Maschinenbau: Ohne Planer und Prozessdenker geht nichts mehr

03.04.2002
Von Helga Ballauf

Nur nicht stehenbleiben und sich auf dem Errreichten ausruhen, mahnte Fraunhofer-Präsident Warnecke auf dem Fachkongress. Auf der vom Bundeswirtschaftsministerium veranstalteten Tagung ermunterte er die Manager, die Informationstechniken nicht nur dafür einzusetzen, dass Warenkataloge nun online verfügbar sind und dass Wartung und Fehlerdiagnose per Teleservice funktionieren. Ziel müsse vielmehr die "medienbruchfreie Auftragsabwicklung von der Anfrage über die Umsetzung bis hin zur Zahlungsabwicklung" sein, sagte Warnecke. Das setze Kooperationen voraus, die Mittelständlern dann besonders schwerfielen, wenn sie den Verrat von Geschäftsgeheimnissen fürchteten. Das Risiko sei ernst zu nehmen, doch an einer stärkeren Vernetzung, die auch die Achse Wirtschaft/Wissenschaft einschließe, führe kein Weg vorbei, betonte der Fraunhofer-Präsident.
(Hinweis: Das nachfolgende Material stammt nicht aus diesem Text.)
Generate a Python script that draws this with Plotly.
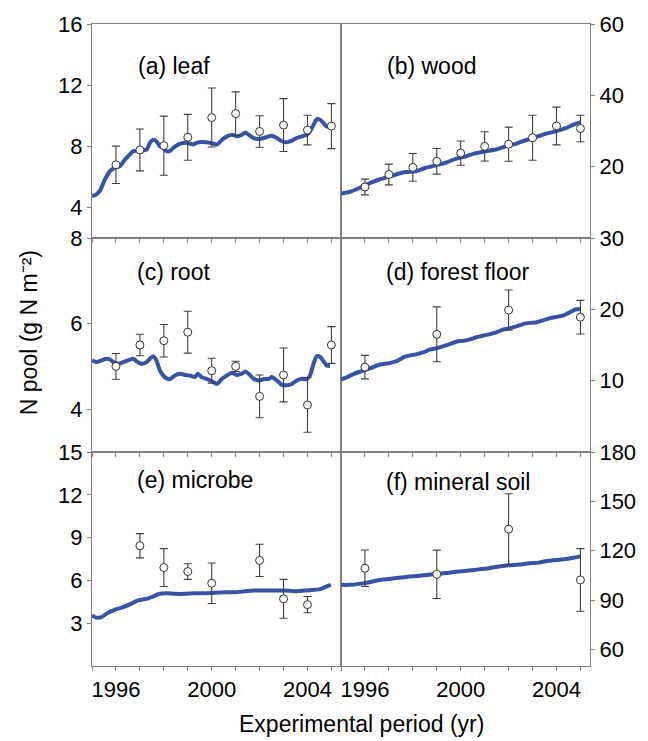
import plotly.graph_objects as go
from plotly.subplots import make_subplots

# ---------------- data ----------------
leaf_model_yr = [1995.0, 1995.125, 1995.33, 1995.54, 1995.75, 1995.96, 1996.17, 1996.38, 1996.58, 1996.72,
                 1996.93, 1997.14, 1997.28, 1997.42, 1997.55, 1997.69, 1997.83, 1997.97, 1998.11, 1998.25,
                 1998.39, 1998.6, 1998.8, 1999.01, 1999.22, 1999.36, 1999.57, 1999.78, 2000.0, 2000.22,
                 2000.43, 2000.64, 2000.85, 2001.05, 2001.26, 2001.4, 2001.54, 2001.75, 2001.96, 2002.17,
                 2002.38, 2002.51, 2002.72, 2002.93, 2003.14, 2003.35, 2003.55, 2003.76, 2003.97, 2004.11,
                 2004.25, 2004.39, 2004.53, 2004.67, 2004.8, 2004.94]
leaf_model = [4.76, 4.80, 5.09, 5.84, 6.38, 6.60, 6.71, 7.14, 7.46, 7.68,
              7.68, 7.74, 7.78, 8.22, 8.43, 8.33, 8.0, 7.89, 7.68, 7.68,
              7.89, 8.11, 8.22, 8.22, 8.11, 8.22, 8.28, 8.26, 8.2, 8.11,
              8.43, 8.65, 8.76, 8.65, 8.76, 8.91, 8.76, 8.54, 8.48, 8.54,
              8.65, 8.69, 8.54, 8.33, 8.26, 8.37, 8.54, 8.65, 8.76, 8.98,
              9.4, 9.77, 9.73, 9.51, 9.3, 9.3]
leaf_obs_yr = [1996, 1997, 1998, 1999, 2000, 2001, 2002, 2003, 2004, 2005]
leaf_obs = [6.79, 7.76, 8.04, 8.59, 9.88, 10.14, 8.97, 9.39, 9.06, 9.32]
leaf_err = [1.22, 1.37, 1.93, 1.5, 1.93, 1.42, 1.03, 1.73, 0.97, 1.47]

wood_model_yr = [1995.0, 1995.35, 1995.63, 1995.97, 1996.25, 1996.6, 1997.01, 1997.29, 1997.71, 1998.13,
                 1998.54, 1998.96, 1999.38, 1999.79, 2000.21, 2000.63, 2001.04, 2001.46, 2001.88, 2002.29,
                 2002.71, 2003.13, 2003.54, 2003.96, 2004.38, 2004.79, 2005.0]
wood_model = [12.5, 12.9, 13.6, 14.7, 15.5, 16.4, 17.2, 17.8, 18.5, 18.7,
              19.7, 20.4, 21.1, 22.2, 22.9, 23.8, 24.3, 24.8, 25.7, 26.4,
              27.4, 28.3, 29.2, 29.9, 30.8, 32.0, 32.4]
wood_obs_yr = [1996, 1997, 1998, 1999, 2000, 2001, 2002, 2003, 2004, 2005]
wood_obs = [14.3, 17.8, 19.8, 21.5, 23.8, 25.7, 26.3, 28.1, 31.4, 30.7]
wood_err = [2.2, 2.9, 3.9, 3.6, 3.4, 4.1, 4.8, 6.3, 5.3, 3.7]

root_model_yr = [1995.0, 1995.19, 1995.4, 1995.61, 1995.75, 1995.89, 1996.1, 1996.3, 1996.51, 1996.72,
                 1996.86, 1997.07, 1997.28, 1997.42, 1997.55, 1997.69, 1997.83, 1998.04, 1998.25, 1998.46,
                 1998.67, 1998.88, 1999.08, 1999.29, 1999.43, 1999.57, 1999.78, 2000.0, 2000.22, 2000.43,
                 2000.64, 2000.85, 2001.05, 2001.26, 2001.4, 2001.54, 2001.75, 2001.96, 2002.17, 2002.38,
                 2002.51, 2002.72, 2002.93, 2003.14, 2003.35, 2003.55, 2003.76, 2003.97, 2004.11, 2004.25,
                 2004.39, 2004.53, 2004.67, 2004.8, 2004.94]
root_model = [5.14, 5.10, 5.14, 5.18, 5.16, 5.10, 5.06, 5.10, 5.14, 5.18,
              5.12, 5.06, 5.10, 5.18, 5.24, 5.14, 4.91, 4.75, 4.70, 4.79,
              4.83, 4.80, 4.79, 4.75, 4.83, 4.75, 4.71, 4.66, 4.59, 4.71,
              4.79, 4.85, 4.80, 4.83, 4.88, 4.83, 4.71, 4.67, 4.70, 4.71,
              4.75, 4.67, 4.57, 4.56, 4.59, 4.67, 4.71, 4.70, 4.79, 5.06,
              5.24, 5.22, 5.12, 5.02, 5.01]
root_obs_yr = [1996, 1997, 1998, 1999, 2000, 2001, 2002, 2003, 2004, 2005]
root_obs = [5.0, 5.5, 5.6, 5.8, 4.9, 5.0, 4.3, 4.8, 4.1, 5.5]
root_err = [0.3, 0.25, 0.38, 0.49, 0.29, 0.12, 0.5, 0.63, 0.64, 0.43]

ff_model_yr = [1995.0, 1995.26, 1995.54, 1995.96, 1996.23, 1996.51, 1996.79, 1997.07, 1997.35, 1997.63,
               1997.9, 1998.18, 1998.46, 1998.73, 1999.01, 1999.29, 1999.57, 1999.85, 2000.13, 2000.4,
               2000.68, 2000.96, 2001.23, 2001.51, 2001.79, 2002.07, 2002.35, 2002.63, 2002.9, 2003.18,
               2003.46, 2003.73, 2004.01, 2004.29, 2004.57, 2004.78, 2004.98]
ff_model = [10.17, 10.5, 10.96, 11.43, 11.76, 12.13, 12.36, 12.5, 12.78, 13.3,
            13.54, 13.72, 14.0, 14.38, 14.56, 14.84, 15.16, 15.5, 15.58, 15.78,
            16.1, 16.34, 16.52, 16.8, 17.18, 17.36, 17.64, 17.96, 18.1, 18.2,
            18.48, 18.76, 18.94, 19.14, 19.6, 19.98, 20.06]
ff_obs_yr = [1996, 1999, 2002, 2005]
ff_obs = [11.9, 16.5, 19.9, 18.9]
ff_err = [1.65, 3.85, 2.8, 2.35]

mic_model_yr = [1995.0, 1995.19, 1995.4, 1995.61, 1995.89, 1996.23, 1996.58, 1996.93, 1997.28, 1997.55,
                1997.83, 1998.11, 1998.46, 1998.88, 1999.29, 1999.71, 2000.13, 2000.54, 2000.96, 2001.38,
                2001.79, 2002.21, 2002.63, 2003.04, 2003.46, 2003.88, 2004.29, 2004.57, 2004.78, 2004.98]
mic_model = [3.55, 3.39, 3.43, 3.67, 3.9, 4.09, 4.32, 4.6, 4.71, 4.87,
             5.06, 5.1, 5.06, 5.06, 5.1, 5.1, 5.13, 5.17, 5.17, 5.24,
             5.29, 5.29, 5.29, 5.29, 5.24, 5.29, 5.34, 5.41, 5.57, 5.69]
mic_obs_yr = [1997, 1998, 1999, 2000, 2002, 2003, 2004]
mic_obs = [8.43, 6.9, 6.62, 5.8, 7.4, 4.71, 4.3]
mic_err = [0.85, 1.33, 0.55, 1.42, 1.13, 1.36, 0.57]

soil_model_yr = [1995.0, 1995.35, 1995.76, 1996.18, 1996.6, 1997.01, 1997.43, 1997.85, 1998.26, 1998.68,
                 1999.1, 1999.51, 1999.93, 2000.35, 2000.76, 2001.18, 2001.6, 2002.01, 2002.43, 2002.85,
                 2003.26, 2003.68, 2004.1, 2004.5, 2004.79, 2005.0]
soil_model = [99.3, 99.3, 99.9, 100.9, 102.3, 102.9, 103.6, 104.3, 104.8, 105.5,
              106.0, 106.7, 107.4, 108.0, 108.7, 109.4, 110.4, 111.2, 111.6, 112.4,
              112.8, 114.0, 114.6, 115.2, 116.0, 116.6]
soil_obs_yr = [1996, 1999, 2002, 2005]
soil_obs = [109.4, 105.7, 133.1, 102.3]
soil_err = [11.1, 14.7, 21.5, 19.0]

panel_labels = ["(a) leaf", "(b) wood", "(c) root", "(d) forest floor", "(e) microbe", "(f) mineral soil"]
y_title = "N pool (g N m\u207b\u00b2)"
x_title = "Experimental period (yr)"
y_ranges = [[2, 16], [0, 60], [3, 8], [0, 30], [0, 15], [50, 180]]
y_ticks = [[4, 8, 12, 16], [20, 40, 60], [4, 6, 8], [10, 20, 30], [3, 6, 9, 12, 15], [60, 90, 120, 150, 180]]
x_major_vals = [1996, 2000, 2004]
x_major_text = ["1996", "2000", "2004"]
x_minor_step = 1
x_range = [1995, 2005.4]

panels = [
    (leaf_model_yr, leaf_model, leaf_obs_yr, leaf_obs, leaf_err),
    (wood_model_yr, wood_model, wood_obs_yr, wood_obs, wood_err),
    (root_model_yr, root_model, root_obs_yr, root_obs, root_err),
    (ff_model_yr, ff_model, ff_obs_yr, ff_obs, ff_err),
    (mic_model_yr, mic_model, mic_obs_yr, mic_obs, mic_err),
    (soil_model_yr, soil_model, soil_obs_yr, soil_obs, soil_err),
]

# ---------------- figure ----------------
W, H = 648, 741
ML, MR, MT, MB = 92, 57, 20, 75
FONT = "Liberation Sans, Arial, sans-serif"
LINE_BLUE = "#3953A4"
AX_GREY = "#808080"

fig = make_subplots(rows=3, cols=2, horizontal_spacing=0, vertical_spacing=0)

for i, (myr, mv, oyr, ov, oe) in enumerate(panels):
    r, c = i // 2 + 1, i % 2 + 1
    fig.add_trace(go.Scatter(x=myr, y=mv, mode="lines",
                             line=dict(color=LINE_BLUE, width=4, shape="spline", smoothing=0.6),
                             showlegend=False, hoverinfo="skip"), row=r, col=c)
    fig.add_trace(go.Scatter(x=oyr, y=ov, mode="markers",
                             marker=dict(symbol="circle", size=8, color="white",
                                         line=dict(color="#333333", width=1)),
                             error_y=dict(type="data", array=oe, visible=True,
                                          color="#404040", thickness=1.1, width=4),
                             showlegend=False), row=r, col=c)

    fig.update_xaxes(range=x_range, tickvals=x_major_vals, ticktext=x_major_text,
                     showticklabels=(r == 3), ticks="outside", ticklen=4, tickcolor=AX_GREY,
                     minor=dict(tick0=1995, dtick=x_minor_step, ticks="outside", ticklen=4,
                                tickcolor=AX_GREY, showgrid=False),
                     showline=True, linecolor=AX_GREY, linewidth=1, mirror=True,
                     showgrid=False, zeroline=False, row=r, col=c)
    fig.update_yaxes(range=y_ranges[i], tickvals=y_ticks[i], ticks="outside", ticklen=4,
                     tickcolor=AX_GREY, showline=True, linecolor=AX_GREY, linewidth=1,
                     mirror=True, showgrid=False, zeroline=False,
                     side=("left" if c == 1 else "right"), row=r, col=c)

# panel labels (positions in pixels converted to paper coords)
pw, ph = W - ML - MR, H - MT - MB
label_px = [(136, 62), (386, 62), (135, 270), (385, 270), (135, 479), (385, 481)]
for txt, (px, py) in zip(panel_labels, label_px):
    fig.add_annotation(text=txt, x=(px - ML) / pw, y=(H - MB - py) / ph,
                       xref="paper", yref="paper", xanchor="left", yanchor="middle",
                       showarrow=False, font=dict(size=23, family=FONT, color="black"))

# axis titles
fig.add_annotation(text=y_title, x=(29 - ML) / pw, y=(H - MB - 331) / ph,
                   xref="paper", yref="paper", textangle=-90, showarrow=False,
                   xanchor="center", yanchor="middle",
                   font=dict(size=23, family=FONT, color="black"))
fig.add_annotation(text=x_title, x=(362 - ML) / pw, y=(H - MB - 724) / ph,
                   xref="paper", yref="paper", showarrow=False,
                   xanchor="center", yanchor="middle",
                   font=dict(size=23, family=FONT, color="black"))

fig.update_layout(width=W, height=H, margin=dict(l=ML, r=MR, t=MT, b=MB),
                  paper_bgcolor="white", plot_bgcolor="white",
                  font=dict(family=FONT, size=22, color="black"))

fig.write_html("out.html")
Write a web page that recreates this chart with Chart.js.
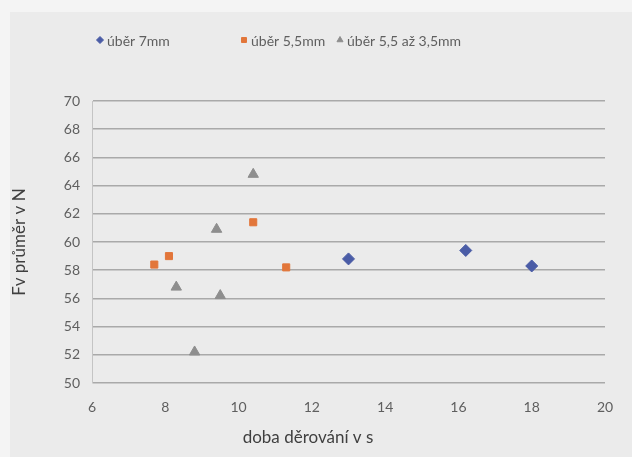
<!DOCTYPE html>
<html>
<head>
<meta charset="utf-8">
<script src="https://cdn.jsdelivr.net/npm/chart.js@4"></script>
<style>
  html, body { margin: 0; padding: 0; background: #f3f3f3; }
  #wrap { width: 632px; height: 457px; }
</style>
</head>
<body>
<div id="wrap"><canvas id="chart" width="632" height="457"></canvas></div>
<script>
// values
const seriesNames = ['úběr 7mm', 'úběr 5,5mm', 'úběr 5,5 až 3,5mm'];
const ubir7X = [13.0, 16.2, 18.0];
const ubir7Y = [58.8, 59.4, 58.3];
const ubir55X = [7.7, 8.1, 10.4, 11.3];
const ubir55Y = [58.4, 59.0, 61.4, 58.2];
const ubirMixX = [8.3, 8.8, 9.4, 9.5, 10.4];
const ubirMixY = [56.8, 52.2, 60.9, 56.2, 64.8];
const xTicks = [6, 8, 10, 12, 14, 16, 18, 20];
const yTicks = [50, 52, 54, 56, 58, 60, 62, 64, 66, 68, 70];
const xTitle = 'doba děrování v s';
const yTitle = 'Fv průměr v N';

const pts = (xs, ys) => xs.map((x, i) => ({ x, y: ys[i] }));
const font = "Lato, 'Open Sans', sans-serif";
const grey = '#5f5f5f';

const bgPlugin = {
    id: 'bg',
    beforeDraw(chart) {
        const ctx = chart.ctx;
        ctx.save();
        ctx.fillStyle = '#f4f4f4';
        ctx.fillRect(0, 0, chart.width, chart.height);
        ctx.fillStyle = '#ebebeb';
        ctx.fillRect(10, 12, chart.width - 10, chart.height - 12);
        ctx.restore();
    }
};

// excel-like legend and x title: placed where the original has them
const legendPlugin = {
    id: 'xlLegend',
    afterDraw(chart) {
        const ctx = chart.ctx;
        const xs = [100, 244, 340];
        const y = 40;
        ctx.save();
        ctx.font = '14px ' + font;
        ctx.textBaseline = 'middle';
        chart.data.datasets.forEach((ds, i) => {
            ctx.fillStyle = ds.backgroundColor;
            ctx.strokeStyle = ds.borderColor;
            Chart.helpers.drawPoint(ctx, { pointStyle: ds.pointStyle, radius: 3.5, borderWidth: 1 }, xs[i], y);
            ctx.fillStyle = grey;
            ctx.fillText(ds.label, xs[i] + 7, y + 1);
        });
        ctx.font = '17px ' + font;
        ctx.fillStyle = '#3f3f3f';
        ctx.textAlign = 'center';
        ctx.fillText(xTitle, 308, 438);
        ctx.restore();
    }
};

new Chart(document.getElementById('chart'), {
    type: 'scatter',
    data: {
        datasets: [
            {
                label: seriesNames[0],
                data: pts(ubir7X, ubir7Y),
                pointStyle: 'rectRot',
                pointRadius: 6,
                backgroundColor: '#4a5ca6',
                borderColor: '#4a5ca6',
            },
            {
                label: seriesNames[1],
                data: pts(ubir55X, ubir55Y),
                pointStyle: 'rect',
                pointRadius: 5,
                backgroundColor: '#e2763a',
                borderColor: '#e2763a',
            },
            {
                label: seriesNames[2],
                data: pts(ubirMixX, ubirMixY),
                pointStyle: 'triangle',
                pointRadius: 6,
                backgroundColor: '#8e8e8e',
                borderColor: '#8e8e8e',
            },
        ],
    },
    options: {
        responsive: false,
        animation: false,
        layout: { padding: { left: 9, right: 27, top: 101, bottom: 10 } },
        plugins: {
            tooltip: { enabled: false },
            legend: { display: false },
        },
        scales: {
            x: {
                type: 'linear',
                min: 6, max: 20,
                afterBuildTicks: s => { s.ticks = xTicks.map(v => ({ value: v })); },
                grid: { display: false },
                border: { display: false },
                ticks: { color: grey, font: { family: font, size: 14 }, padding: 8 },
                afterFit: s => { s.height = 64; },
            },
            y: {
                min: 50, max: 70,
                afterBuildTicks: s => { s.ticks = yTicks.map(v => ({ value: v })); },
                grid: { color: '#a9a9a9', lineWidth: 1.5, drawTicks: false },
                border: { display: true, color: '#c4c4c4' },
                ticks: { color: grey, font: { family: font, size: 14 }, padding: 12 },
                title: { display: true, text: yTitle, color: '#3f3f3f', font: { family: font, size: 17 }, padding: 0 },
                afterFit: s => { s.width = 83; },
            },
        },
    },
    plugins: [bgPlugin, legendPlugin],
});
</script>
</body>
</html>
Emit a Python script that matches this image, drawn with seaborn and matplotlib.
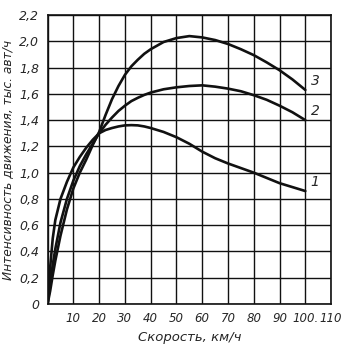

 Im Frühjahr 2001 arbeiteten einer VDMA-Umfrage zufolge etwa 131 000 Ingenieure in der Branche, allen voran Maschinenbauer, gefolgt von Elektro- und Verfahrenstechnikern, Wirtschaftsingenieuren und Informatikern. Ihr Anteil an den Beschäftigten in den Unternehmen steigt stetig und zeigt, dass ohne Planer und Prozessdenker auch im produktiven Gewerbe nichts mehr geht. Fast die Hälfte aller Ingenieure kümmert sich inzwischen um Forschung, Entwicklung und Konstruktion. Immerhin jeder zwölfte Ingenieur gab an, Dienstleister zu sein. Fazit der Erhebung 2001: Trotz nachlassender Konjunktur bleiben Ingenieure weiterhin umworben.

Weniger Absolventen

Das hat mehrere Gründe: Die Industrie braucht immer mehr Hochqualifizierte in einer Zeit, in der die Absolventenzahlen in naturwissenschaftlich-technischen Studiengängen massiv sinken. Dem Statistischen Bundesamt zufolge machten im Jahr 2000 rund 13 Prozent weniger Maschinenbauer und 16 Prozent weniger Elektrotechniker ihren Abschluss als im Jahr zuvor. Dazu kommen die besonderen Anforderungen der Branche: "Die Firmen suchen Schnittstellenspezialisten, die Verständnis für die klassischen Produkte des Maschinenbaus mit IT-Kenntnissen verbinden", beschreibt Rainer Glatz, Geschäftsführer des Fachverbands Software im VDMA, die Lage.

Veränderte Anforderungen

Das gewünschte Anforderungsprofil der Maschinenbauindustrie ist anspruchsvoll. Die Arbeitsmarktbeobachterin Constanze Kurz vom Göttinger Soziologischen Forschungsinstitut (SOFI): "Das Zusammenwachsen der Technologien sprengt die engen fachlichen Spezialisierungen in Entwicklung und Konstruktion." Erfolgreich sei nur, wer Wissen "problemadäquat aktivieren und umsetzen kann".

Ohne sozial-kommunikative und betriebswirtschaftliche Kenntnisse lasse sich die prozessorientierte Produktentwicklung nicht erfolgreich steuern, so die Forscherin. Die traditionellen Studiengänge Maschinenbau und Elektrotechnik berücksichtigten aber die disziplinübergreifenden Anforderungen noch kaum. Kurz bemängelt, dass Kritikfähigkeit und Querdenken, Kreativität und Experimentierfreude an den Hochschulen viel zu wenig gefördert werden. Die Unternehmen sorgen auf ganz unterschiedlichen Wegen dafür, an das richtig ausgebildete Personal zu kommen. Sie experimentieren beispielsweise mit neuen dualen Berufsbildern wie Mikrotechnologe, Mechatroniker oder Fachinformatiker, um die qualifikatorische Lücke zwischen den Konstrukteuren aus der Abteilung Engineering und der Fertigungsmannschaft an den hochautomatisierten Anlagen zu schließen.